Eight years after K@trina... Seems like forever ago. My entire life has changed. Besides the storm/human damage, there is the murder of a good friend/artist, the loss of my Mom, then my mother-in-law (the best person I have ever known), & my sister, plus the extinguishing of my marriage, then the death of three canine children - Flapjack, Jojo Bean, Ridgeway. And there has been more Grand Mals than ever before, advancing chronic illness, & now my isolation in the backwoods, where my only friends beam across the internet or occasional phone calls. Most people simply cut me free & let me drift down stream. Once out of sight, I am out of their minds & they are better off...

Been watching my K@trina DVDs to commemorate the anniversary: When the Levees Break, Harry Shearer's Big Uneasy, & season one, episode one of HBO’s Treme. But I have a lot more video I can watch. There is a great one about the exiled musicians of New Or'lins (Robert Mugge’s New Orleans Music in Exile) before they had their Musicians Village. There’s a lot more in my collection I can turn to: Geralyn Pezanoski’s Mine (about lost pets during the storm), PBS’ Frontline: The Storm, National Geographic’s Inside Hurricane Katrina, PBS’ American Experience: New Orleans, & Dawn Logson & Lois Eric Elie’s Faubourg Tremé: the Untold Soty of Black New Orleans.
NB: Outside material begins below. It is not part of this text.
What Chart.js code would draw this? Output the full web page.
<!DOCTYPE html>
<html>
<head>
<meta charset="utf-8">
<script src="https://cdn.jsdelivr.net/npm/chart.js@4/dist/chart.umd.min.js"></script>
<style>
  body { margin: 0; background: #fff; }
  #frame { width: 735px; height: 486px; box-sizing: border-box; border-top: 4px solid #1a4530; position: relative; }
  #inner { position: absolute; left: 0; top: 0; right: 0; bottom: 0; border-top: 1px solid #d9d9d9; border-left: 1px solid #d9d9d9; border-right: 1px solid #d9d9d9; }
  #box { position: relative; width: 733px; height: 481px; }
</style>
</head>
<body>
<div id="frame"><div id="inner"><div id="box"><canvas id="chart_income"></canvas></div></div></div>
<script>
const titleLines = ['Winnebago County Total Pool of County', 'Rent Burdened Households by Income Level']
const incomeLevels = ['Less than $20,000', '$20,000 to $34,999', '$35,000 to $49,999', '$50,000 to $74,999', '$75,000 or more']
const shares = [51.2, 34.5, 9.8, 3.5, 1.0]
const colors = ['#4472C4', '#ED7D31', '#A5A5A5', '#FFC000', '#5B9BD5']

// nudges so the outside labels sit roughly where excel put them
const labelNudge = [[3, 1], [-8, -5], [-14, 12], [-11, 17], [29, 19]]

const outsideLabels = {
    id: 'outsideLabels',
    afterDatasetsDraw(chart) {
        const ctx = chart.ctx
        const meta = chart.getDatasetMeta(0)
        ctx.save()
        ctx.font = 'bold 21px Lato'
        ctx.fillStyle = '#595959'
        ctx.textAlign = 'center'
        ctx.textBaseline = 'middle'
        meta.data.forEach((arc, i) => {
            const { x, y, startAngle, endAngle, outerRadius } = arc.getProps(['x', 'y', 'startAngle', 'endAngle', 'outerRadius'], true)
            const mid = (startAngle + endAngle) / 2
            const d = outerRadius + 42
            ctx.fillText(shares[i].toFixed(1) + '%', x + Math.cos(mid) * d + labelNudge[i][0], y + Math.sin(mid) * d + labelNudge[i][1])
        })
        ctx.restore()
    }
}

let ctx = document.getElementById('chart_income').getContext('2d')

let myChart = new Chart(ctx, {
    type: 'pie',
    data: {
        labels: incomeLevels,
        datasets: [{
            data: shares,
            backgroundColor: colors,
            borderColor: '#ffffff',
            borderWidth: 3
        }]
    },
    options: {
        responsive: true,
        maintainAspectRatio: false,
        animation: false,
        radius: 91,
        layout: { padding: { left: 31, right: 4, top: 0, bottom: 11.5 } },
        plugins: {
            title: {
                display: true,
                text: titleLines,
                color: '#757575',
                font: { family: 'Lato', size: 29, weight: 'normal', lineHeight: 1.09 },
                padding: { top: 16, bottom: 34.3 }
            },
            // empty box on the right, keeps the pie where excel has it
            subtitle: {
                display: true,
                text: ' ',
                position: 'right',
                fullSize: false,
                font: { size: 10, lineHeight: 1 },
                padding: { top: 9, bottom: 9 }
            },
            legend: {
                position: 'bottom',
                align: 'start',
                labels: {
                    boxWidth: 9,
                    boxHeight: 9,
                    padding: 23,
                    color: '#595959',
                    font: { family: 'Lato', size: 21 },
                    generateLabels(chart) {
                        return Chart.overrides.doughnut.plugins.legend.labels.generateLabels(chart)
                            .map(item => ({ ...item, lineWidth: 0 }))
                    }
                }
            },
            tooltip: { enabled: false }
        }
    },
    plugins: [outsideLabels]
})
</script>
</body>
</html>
Tonight I strum the low swinging Blues. Make it into a slow fire burning deeply into the marrow of existence. Here I learn how to bark & howl, to dig below & communicate with the ground traveling crawfish & burrowing fire ants, beneath further to where worms have learned how not to drown in such wet soil. They teach me how to dwell without expiring, how to keep one's Dread awake in the shadows of an uncertain gloom.